Обижало мелкопоместную шляхту и то, что магнаты, при известной сноровке, отхватывали на свой пай громадные вотчины и королевщины (krolewszczyzny), которые должны были быть общим достоянием заслуженного шляхетства. Обижало и то, что великие паны, получив за свои заслуги и без всяких заслуг, по десяти и более староств, пускали в аренду жидам не только села, но и пограничные замки, которые, в жидовских руках, обращались в развалины, тогда как «рыцарская шляхта» могла бы здесь быть на своем месте и, зарабатывая кусок хлеба, охранять край от набегов и разбоев. Но всего больше жаловались мелкопоместники в Королевской земле — на её бессудность.
В ответ на эти сетования и жалобы царские, должностные люди говорили им: «Наш великий государь достоин содержати (кроме Московского) и множайшие царства и власти. Наш государь его царьское величество зело к ратным людям милостив. Даролюбивый у нас государь: жалует он имения и власти по достоинству. Суд у него прав и непоколебим. Наш великий государь, царь и многих земель обладатель, имеет мерило праведное, и многих скиптродержавных властодержателей (они были начитаны в церковной письменности, и выражались в подобных случаях витиевато) его царьское величество премудростью и храбростью превосходит».

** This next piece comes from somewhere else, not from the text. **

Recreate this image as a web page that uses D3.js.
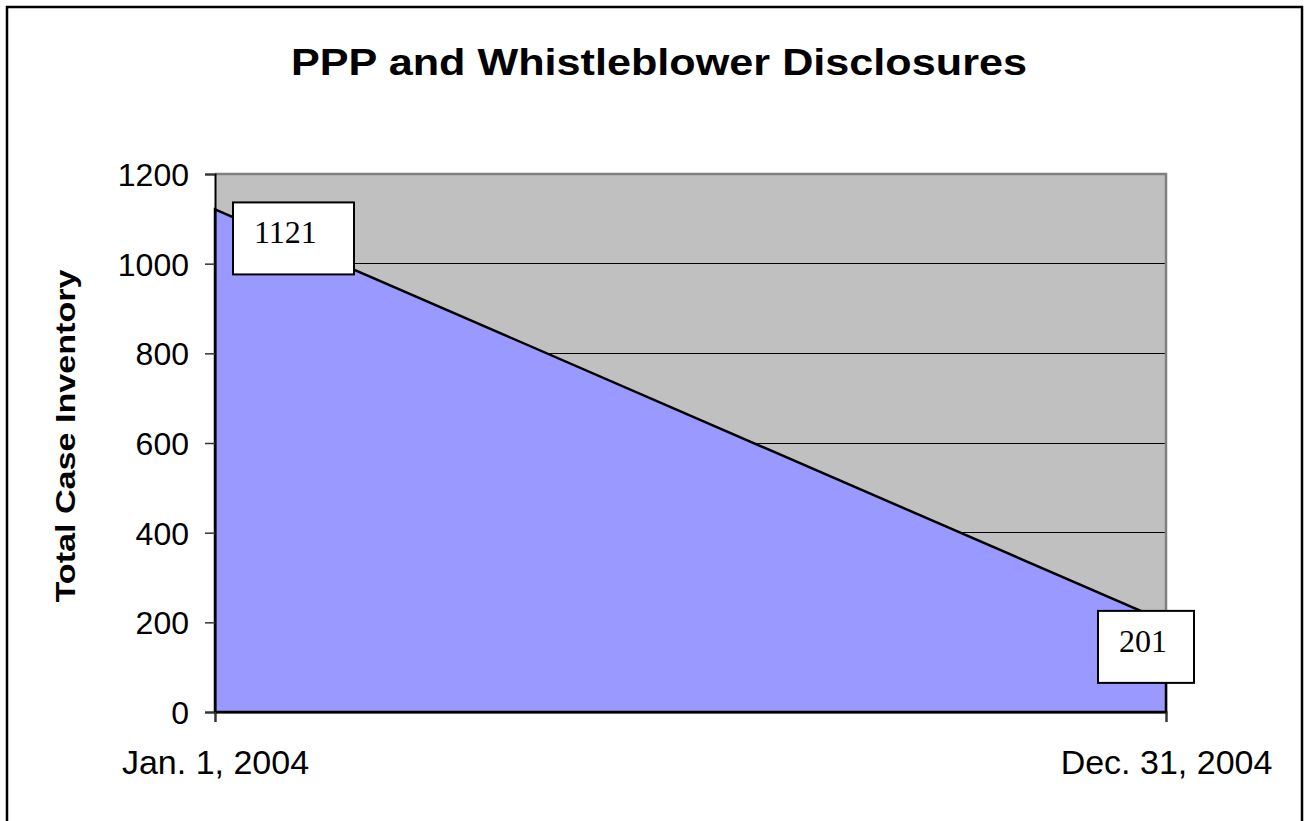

«Вот если бы нас привел Господь под царскую высокую руку!» (говорили царским людям люди королевские по смерти Владислава IV). «Слышно у нас, что многие хотят на польский престол звать вашего царя, как в старину призывали великого князя литовского».
«Что же?» (отвечали царские люди). «По Божию дарованию, государю нашему вольно и на вас милостивые свои щедроты излияти, яко же и на прочих от Бога данных ему людей под его царскую высокую руку».

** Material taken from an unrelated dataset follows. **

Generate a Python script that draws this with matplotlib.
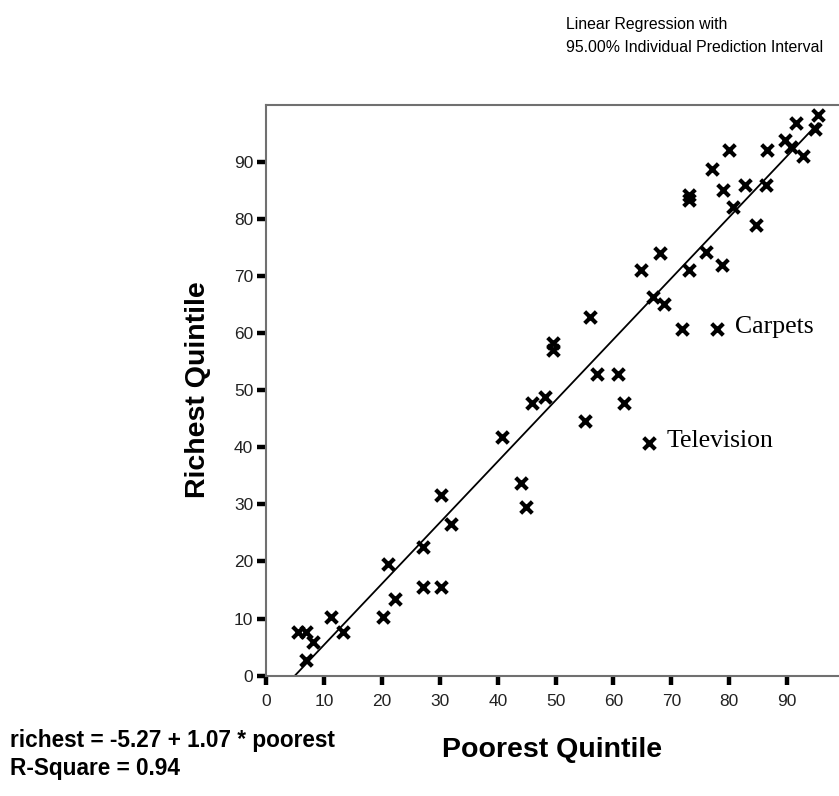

В самом деле вся шляхта и мещане в Новегороде Северском и в Новгородском повете, а равно так называемые белорусцы, иначе литовские люди, в Киеве, Чернигове и других малорусских городах — о том только и говорили, «чтобы Господь Бог по их желанию исполнил и учинил великого государя царем над обоими государствы, на Московском и на Польском, и чтобы великое государство Московское и Польское были заодно».

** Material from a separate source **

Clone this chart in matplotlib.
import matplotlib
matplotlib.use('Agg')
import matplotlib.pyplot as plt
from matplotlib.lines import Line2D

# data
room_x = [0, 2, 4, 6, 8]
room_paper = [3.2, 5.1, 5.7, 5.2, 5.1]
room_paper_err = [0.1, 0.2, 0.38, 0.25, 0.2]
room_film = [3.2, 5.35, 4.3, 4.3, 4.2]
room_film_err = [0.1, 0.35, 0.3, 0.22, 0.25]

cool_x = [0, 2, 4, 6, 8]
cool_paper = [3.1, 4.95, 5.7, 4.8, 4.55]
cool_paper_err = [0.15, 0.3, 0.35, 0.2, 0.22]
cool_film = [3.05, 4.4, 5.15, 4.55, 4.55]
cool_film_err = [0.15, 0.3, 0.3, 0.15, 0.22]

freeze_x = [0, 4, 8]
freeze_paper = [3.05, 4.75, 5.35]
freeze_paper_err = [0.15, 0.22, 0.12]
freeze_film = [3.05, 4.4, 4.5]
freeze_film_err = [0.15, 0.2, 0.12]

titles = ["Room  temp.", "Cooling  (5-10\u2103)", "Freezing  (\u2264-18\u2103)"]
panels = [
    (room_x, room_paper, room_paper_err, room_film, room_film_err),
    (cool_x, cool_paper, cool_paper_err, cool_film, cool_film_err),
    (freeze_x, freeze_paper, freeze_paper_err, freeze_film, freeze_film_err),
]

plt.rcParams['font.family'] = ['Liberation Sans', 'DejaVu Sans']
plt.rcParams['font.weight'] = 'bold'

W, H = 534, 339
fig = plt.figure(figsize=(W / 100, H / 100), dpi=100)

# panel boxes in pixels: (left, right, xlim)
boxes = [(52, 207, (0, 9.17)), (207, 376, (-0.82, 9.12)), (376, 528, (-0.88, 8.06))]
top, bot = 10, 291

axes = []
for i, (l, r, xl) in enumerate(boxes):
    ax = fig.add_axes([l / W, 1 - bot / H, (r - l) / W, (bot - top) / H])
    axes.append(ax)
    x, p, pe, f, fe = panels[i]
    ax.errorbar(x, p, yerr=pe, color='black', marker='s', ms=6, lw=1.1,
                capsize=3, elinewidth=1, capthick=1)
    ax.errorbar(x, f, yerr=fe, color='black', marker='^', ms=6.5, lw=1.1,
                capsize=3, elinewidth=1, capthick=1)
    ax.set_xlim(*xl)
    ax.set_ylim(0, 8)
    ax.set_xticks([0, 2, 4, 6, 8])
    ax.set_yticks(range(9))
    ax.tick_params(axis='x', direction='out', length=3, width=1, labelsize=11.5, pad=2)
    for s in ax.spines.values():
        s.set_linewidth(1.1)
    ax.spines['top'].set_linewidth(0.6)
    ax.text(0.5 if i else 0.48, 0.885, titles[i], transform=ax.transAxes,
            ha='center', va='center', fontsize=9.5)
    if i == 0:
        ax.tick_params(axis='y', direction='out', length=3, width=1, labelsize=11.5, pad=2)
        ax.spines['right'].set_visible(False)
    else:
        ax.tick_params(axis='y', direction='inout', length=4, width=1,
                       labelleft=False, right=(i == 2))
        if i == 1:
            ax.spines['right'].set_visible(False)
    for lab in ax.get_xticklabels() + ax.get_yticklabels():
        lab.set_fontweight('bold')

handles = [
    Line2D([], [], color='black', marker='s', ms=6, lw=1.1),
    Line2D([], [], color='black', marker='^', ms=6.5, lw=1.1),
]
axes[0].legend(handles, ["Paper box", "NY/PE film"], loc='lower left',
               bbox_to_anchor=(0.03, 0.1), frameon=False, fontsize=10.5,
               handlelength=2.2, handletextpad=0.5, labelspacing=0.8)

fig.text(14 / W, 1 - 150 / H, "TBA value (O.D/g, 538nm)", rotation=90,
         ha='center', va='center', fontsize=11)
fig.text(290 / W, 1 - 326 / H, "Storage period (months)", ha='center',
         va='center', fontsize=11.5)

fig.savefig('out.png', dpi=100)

Донося об этом царю с привычною точностью, без каких-либо суждений, пограничные воеводы передавали ходячий слух, будто бы даже «коснер (канцлер) корунный, Юрьи Осолинской, в листах своих писал из Польши к новгородскому полковнику, Понентовскому: Посполитая де Речь, государь, хотят быти под твоею царьского величества высокою рукою и тебя, великого государя, царем иметь, и Московскому Государству с Польским Государством заодно быть».
Как бы ни думали в Москве о письменных сношениях «корунного коснера» с пограничным офицером по такому важному предмету, но донесение царских людей было принято, как дело серьезное. На обороте подлинника читаем помету: «156 (1648) года июня в 13-й день. Государь слушал и бояре. Указал государь послать свою государеву грамоту в Севск к воеводам: велеть за рубеж послати нарочно, кого пригожь, и велеть проведать подлинно о всяких вестях против сее отписки; а проведывать велет тайным обычаем».
Трудно вообразить контраст больше того, какой представляли два соперничавшие государства. Одно стояло на поблажливости и снисходительности к преступлениям; другое — на строгости и грозе. Однакож, в поблажливом государстве люди томились бессудьем, и сама шляхта, орган законодательной власти, мечтала издавна о переходе под строгое и грозное правление. Теперь, когда её желания, неведомо для неё, приближались к исполнению, дух польской государственности высказывался, под пером Адама Киселя, в такой форме:
«В нашем вольном народе» (писал он к царским боярам в апреле 1648 года) «ни приказом, ни суровством, ни наказанием, ни смертию, точию разумом, вся лучшее промышляюще во всем чине поставляются и утверждаются».
Но прославляемая поляками национальная и общественная людкость (слово прекрасное) до того подрывала основы государственности, что москаль, якобы порабощенный царским деспотизмом, с высоты своего превосходства читал следующее наставление «вольному народу», в лице его пограничного представителя, смоленского подвоеводия, который остановил было его в посольстве из-за домогательства взятки от ехавшего с ним купца.
«Если бы мне купец и брат родной был, и я бы великого государя нашего дел и на кровного своего, да и всего света на богатство не променял. То всех нас царского величества подданных повинность, что дел его царских остерегать паче голов своих, а не токмо что для своей корысти и пожитку государственным делам помешку делать, как ныне подвоеводье делает для своей корысти и пожитку с таким великим государственным делом».